Transcending: Self-Definition

I’m writing a blog series Transcending: They’ll Know Us By Our Love, about the church and LGBTQ people, beginning with transgender people.

The Situation told why this is personal for me.

Creation looked at what the Bible says about gender and how what transgender people say about themselves matches that.

The Science looked at the considerable scientific research that also matches both what the Bible says and what transgender people say about themselves.

Now I want to step back for a moment and think about the question: What is the decent human response to transgender people?

Today’s post applies to every human, and not merely to Christians who have a calling to love their neighbors as themselves.

The background I’m bringing to this is that for years I’ve been an avid reader of Patricia Evans’ books about verbal abuse, including Victory Over Verbal Abuse. These books helped me tremendously when I was going through my divorce.

Patricia Evans’ defines verbal abuse like this:

Any statement that tells you what, who, or how you are, or what you think, feel, or want, is defining you and is, therefore, abusive. Such statements suggest an invasion of your very being, as if to say, ‘I’ve looked within you and now I’ll tell you what you want, feel, etc.’ Similarly, threats are verbally abusive because, like torture, they attempt to limit your freedom to choose and thus to define yourself. Of course, if you have defined yourself to someone, ‘I’m Suzy’s Mom,’ and that person says, ‘That’s Suzy’s Mom,’ they are affirming or validating what you have said. On the other hand, verbal abuse is a lie told to you or told to others about you. If you believe the lie, it would lead you to think that you are not who you are or that you are less than you are.

Now, there are plenty of people who don’t agree with this definition of verbal abuse.
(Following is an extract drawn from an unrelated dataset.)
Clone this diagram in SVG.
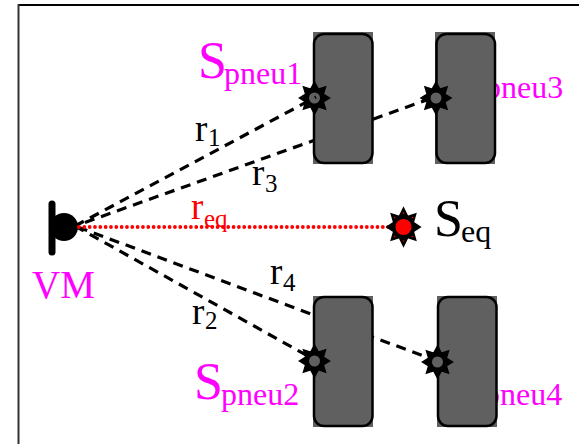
<svg xmlns="http://www.w3.org/2000/svg" width="579" height="444" viewBox="0 0 579 444">
<style>
text{font-family:"Liberation Serif","Times New Roman",serif}
.m{fill:#ff00ff}.k{fill:#000}.r{fill:#ff0000}
.big{font-size:52px}.sub{font-size:32px}.rr{font-size:37px}.s2{font-size:25px}
.dash{fill:none;stroke:#000;stroke-width:3.200;stroke-dasharray:10 7}
.bg{fill:#606060}
.box{fill:#606060;stroke:#000;stroke-width:2.500}
.st{fill:#000;stroke:#000;stroke-width:1.500;stroke-linejoin:miter}
</style>
<defs>
<polygon id="star" points="0,-16 3.800,-8.800 11,-11 8.800,-3.800 15,0 8.800,3.800 11,11 3.800,8.800 0,16 -3.800,8.800 -11,11 -8.800,3.800 -15,0 -8.800,-3.800 -11,-11 -3.800,-8.800"/>
</defs>
<rect width="579" height="444" fill="#fff"/>
<g id="frame">
<line x1="18" y1="5" x2="579" y2="5" stroke="#000" stroke-width="2"/>
<line x1="18.500" y1="4" x2="18.500" y2="444" stroke="#333" stroke-width="2"/>
</g>
<g id="labels-behind">
<text class="m sub" x="485" y="98">pneu3</text>
<text class="m sub" x="484" y="405">pneu4</text>
</g>
<g id="connectors">
<path class="dash" stroke-dashoffset="6.400" d="M75 226L435 97"/>
<path class="dash" stroke-dashoffset="14" d="M75 226L437 361"/>
<path class="dash" d="M75 226L315 360"/>
</g>
<g id="pneu1-tire"><rect class="bg" x="313" y="32" width="60" height="132"/><rect class="box" x="314" y="34" width="58.500" height="129" rx="10"/></g>
<g id="pneu3-tire"><rect class="bg" x="435" y="32" width="60" height="132"/><rect class="box" x="436.500" y="34" width="58.500" height="129" rx="10"/></g>
<g id="pneu2-tire"><rect class="bg" x="313" y="296" width="60" height="131"/><rect class="box" x="314" y="297" width="58.500" height="129" rx="10"/></g>
<g id="pneu4-tire"><rect class="bg" x="437" y="296" width="60" height="131"/><rect class="box" x="438" y="297" width="58.500" height="129" rx="10"/></g>
<g id="Spneu1"><use href="#star" class="st" transform="translate(314.500,98)"/><circle cx="314.500" cy="98" r="5.500" fill="#606060"/><text class="m big" x="198" y="78">S</text><text class="m sub" x="224" y="84">pneu1</text></g>
<g id="Spneu3"><use href="#star" class="st" transform="translate(436,98)"/><circle cx="436" cy="98" r="5.500" fill="#606060"/></g>
<g id="Spneu2"><use href="#star" class="st" transform="translate(314.500,361)"/><circle cx="314.500" cy="361" r="5.500" fill="#606060"/><text class="m big" x="194" y="399">S</text><text class="m sub" x="221" y="405">pneu2</text></g>
<g id="Spneu4"><use href="#star" class="st" transform="translate(437.500,362)"/><circle cx="437.500" cy="362" r="5.500" fill="#606060"/></g>
<g id="connector-r1"><path class="dash" d="M75 226L316 97"/></g>
<g id="VM">
<line x1="52" y1="204" x2="52" y2="252" stroke="#000" stroke-width="7" stroke-linecap="round"/>
<circle cx="64" cy="227" r="14" fill="#000"/>
<text class="m" x="32" y="298" font-size="39">VM</text>
</g>
<g id="req-line"><line x1="79" y1="227" x2="392" y2="227" stroke="#ff0000" stroke-width="3.800" stroke-linecap="round" stroke-dasharray="0 5.330"/></g>
<g id="Seq">
<use href="#star" class="st" transform="translate(403.500,227) scale(1.100,1.180)"/>
<circle cx="403.500" cy="227" r="8" fill="#ff0000"/>
<g fill="#ff0000"><circle cx="394.500" cy="217.500" r="0.800"/><circle cx="412.500" cy="217.500" r="0.800"/><circle cx="394.500" cy="236.500" r="0.800"/><circle cx="412.500" cy="236.500" r="0.800"/><circle cx="403.500" cy="241" r="0.800"/><circle cx="403.500" cy="213" r="0.800"/></g>
<text class="k big" x="434" y="236">S</text><text class="k sub" x="461" y="242">eq</text>
</g>
<g id="r-labels">
<text class="k rr" x="195" y="141">r</text><text class="k s2" x="208" y="146">1</text>
<text class="k rr" x="252" y="185">r</text><text class="k s2" x="265" y="192">3</text>
<text class="r rr" x="191" y="219">r</text><text class="r s2" x="204" y="227">eq</text>
<text class="k rr" x="270" y="284">r</text><text class="k s2" x="283" y="291">4</text>
<text class="k rr" x="192" y="324">r</text><text class="k s2" x="205" y="329">2</text>
</g>
</svg>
But I’ve found it’s a practical definition – when I come away from a conversation feeling bad about what was said – very often I look more closely at what was said and discover something was said defining me. Maybe they said, You’re trying to start an argument…” (telling me my motives), or “You are assuming such and so…” (telling me what I’m thinking), or “You’re making too big a deal of this” (minimizing my experience), or “You’re too sensitive” (telling me what I’m feeling).

The problem with defining someone else is that You do not know what’s going on in someone else’s head. This means that if someone tells you that you are wrong when you claim to know what they are thinking or feeling – they are automatically correct, and you are wrong. This is your opportunity to apologize and stand corrected.

And that’s what’s wrong with verbal abuse (by this definition). It’s nonsense. You do not know what another person is thinking or feeling. If someone says, “You’re just saying that to make me angry” – they don’t know your motives and they can’t see inside your head, and that statement is nonsense.

Now, with our friends, we do try to affirm them by telling them good qualities we’ve seen in them. Or maybe gently call them out on negative qualities. But if they respond by saying, “No, you’re wrong – that wasn’t why I was doing that at all.” Then it is time for us to stand down. Each person is the authority on their own thoughts and feelings.

Patricia Evans also explains why it hurts so much:

Clearly, when one person defines the other, the person doing the defining (abusing), has closed off from the real person. When a person is told what they are, think, feel, and so forth, it is not only a lie told to them about themselves, but also it means that the abuser is closed off from the real person. The abuser cannot really hear, see, and take in information from the real person. It is as if he sees someone else. For instance, if the abuser says, ‘You’re too sensitive’ or ‘You’re not listening,’ he is talking to someone whom he defines as ‘made wrong’ or as ‘not listening.’ So, the real person isn’t seen or heard. It is as if a wall has arisen between the verbally abusive man and his partner. This is why, when a man defines his partner, she feels pain. At some level, she experiences the end of the relationship.

The fact is, every human being has a right to self-definition.

When Caitlyn Jenner came out, before I had any idea how deeply this issue would affect me, I realized that there are few things more fundamental to your identity than your gender.

If there is any area where a person should be allowed to define themselves, it is their gender.

And if someone calls you by the wrong name or refers to you with the wrong pronouns, that’s going to hurt. They have closed themselves off from the person you know yourself to be. You certainly aren’t going to feel loved by them. How can they love you when they refuse to even see you for who you are? Refuse to acknowledge that you know what’s going on inside your own body better than they do?

When I attempt to explain this to others, this is the point where some people say, “If your son called himself a pigeon, would you go along with it?” Or “When someone’s deluded, is it loving to go along with the delusion?”

These people need to read my post about The Science — complete with the conclusion that being transgender is not a mental disorder and that we’re born with a gender based in our biology, and the biology that determines gender is between our ears, not between our legs.

There are approximately 1.4 million transgender people in the United States. Maybe some of those are deluded, but certainly not all of them are. Just because their experience doesn’t match your experience doesn’t mean you know better than they do who they truly are.

Based on this, the decent human thing to do is to believe someone when they tell you what gender they are. To refuse to do this is to say that you know who they are better than they do themselves. And besides being cruel, that’s nonsense.